Charlotte Bobcats
Bobcats Similar Statistics? In The ’50s…
An NBA team has previously averaged less than 80 points while finishing a season shooting worse than 40percent from the field. Of course, that happened in a time of bow ties, black-and-white televisions and Ed Sullivan. It’s called the 1950s.
Four games into this season, the Charlotte Bobcats are in historic territory. They’re simultaneously last in the league in points per game (79.8) and field-goal percentage (36.0percent). Combine that with a negative assist-to-turnover ratio (59-to-77) and you have some strikingly bad offense.
That scoring average: It was the 1953-54 season. The NBA was an eight-team league, including such metropolises as Fort Wayne, Syracuse and Rochester. And there was a team up in Milwaukee with a scoring problem.
It averaged 70 points and finished the season 21-51, last in the Western Division. Fifty-some years later, with the NBA expanding to 30 teams, no franchise since has failed to average 80. In fact, there were seasons when it was rare for a team to fail to average 100.
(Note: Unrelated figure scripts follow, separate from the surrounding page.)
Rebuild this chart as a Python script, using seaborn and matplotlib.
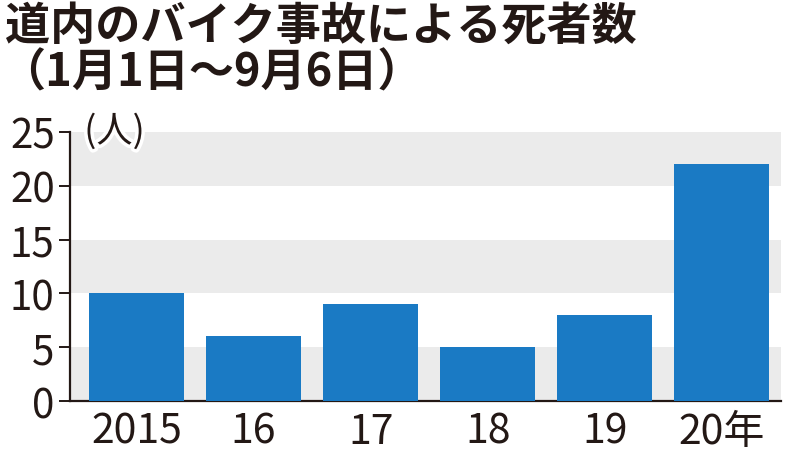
import matplotlib
matplotlib.use("Agg")
import matplotlib.pyplot as plt
import matplotlib.patheffects as pe
import seaborn as sns
import pandas as pd

years = ["2015", "16", "17", "18", "19", "20年"]
deaths = [10, 6, 9, 5, 8, 22]
yticks = [0, 5, 10, 15, 20, 25]
title_lines = ["道内のバイク事故による死者数", "（1月1日～9月6日）"]
unit_label = "(人)"

sns.set_theme(style="white")
plt.rcParams["font.family"] = ["Noto Sans CJK JP", "DejaVu Sans"]

ink = "#231815"
bar_color = "#1a7ac4"
band_color = "#ebebeb"

fig = plt.figure(figsize=(8, 4.6), dpi=100)
ax = fig.add_axes([0.0875, 0.126, 0.8885, 0.585])

df = pd.DataFrame({"year": years, "deaths": deaths})
sns.barplot(data=df, x="year", y="deaths", color=bar_color, saturation=1,
            width=0.81, ax=ax, zorder=3, linewidth=0, edgecolor=bar_color)

for lo in (0, 10, 20):
    ax.axhspan(lo, lo + 5, color=band_color, zorder=0, lw=0)

ax.set_ylim(0, 25)
ax.set_xlim(-0.568, 5.504)
ax.set_yticks(yticks)
ax.set_yticklabels([str(t) for t in yticks])
ax.set_xlabel("")
ax.set_ylabel("")

for s in ("top", "right"):
    ax.spines[s].set_visible(False)
for s in ("left", "bottom"):
    ax.spines[s].set_color(ink)
    ax.spines[s].set_linewidth(1.6)

ax.tick_params(axis="y", left=True, length=8, width=1.4, color=ink,
               labelsize=29, labelcolor=ink, pad=3)
ax.tick_params(axis="x", bottom=False, labelsize=29.5, labelcolor=ink, pad=1)

ax.text(0.02, 25, unit_label, transform=ax.get_yaxis_transform(),
        fontsize=26, color=ink, va="center", ha="left", zorder=5,
        path_effects=[pe.withStroke(linewidth=5, foreground="white")])

fig.text(0.006, 1 - 27 / 460, title_lines[0], fontsize=32.5, fontweight="bold",
         color=ink, va="center", ha="left")
fig.text(0.0, 1 - 73 / 460, title_lines[1], fontsize=32.5, fontweight="bold",
         color=ink, va="center", ha="left")

fig.savefig("out.png", dpi=100, facecolor="white")
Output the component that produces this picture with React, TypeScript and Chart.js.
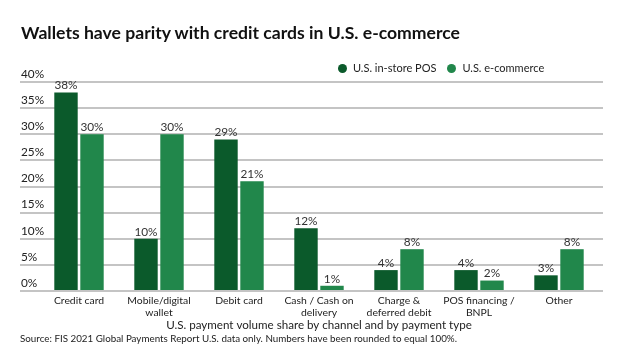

That shooting percentage: So really, is it possible for an NBA team to shoot worse than 40 percent for a season?
Actually, yes, and even succeed doing so. Leaf through the 400-some pages of the NBA Guide and you discover the 1958-59 Boston Celtics. They shot an abysmal 39.5 percent for the season and that didn’t stop them from sweeping Minneapolis in the NBA Finals.
Of course, that Celtics team had a guy named Bill Russell, who might have been the greatest defensive center ever. And as badly as the Celtics shot, they still averaged more than 116 points per game.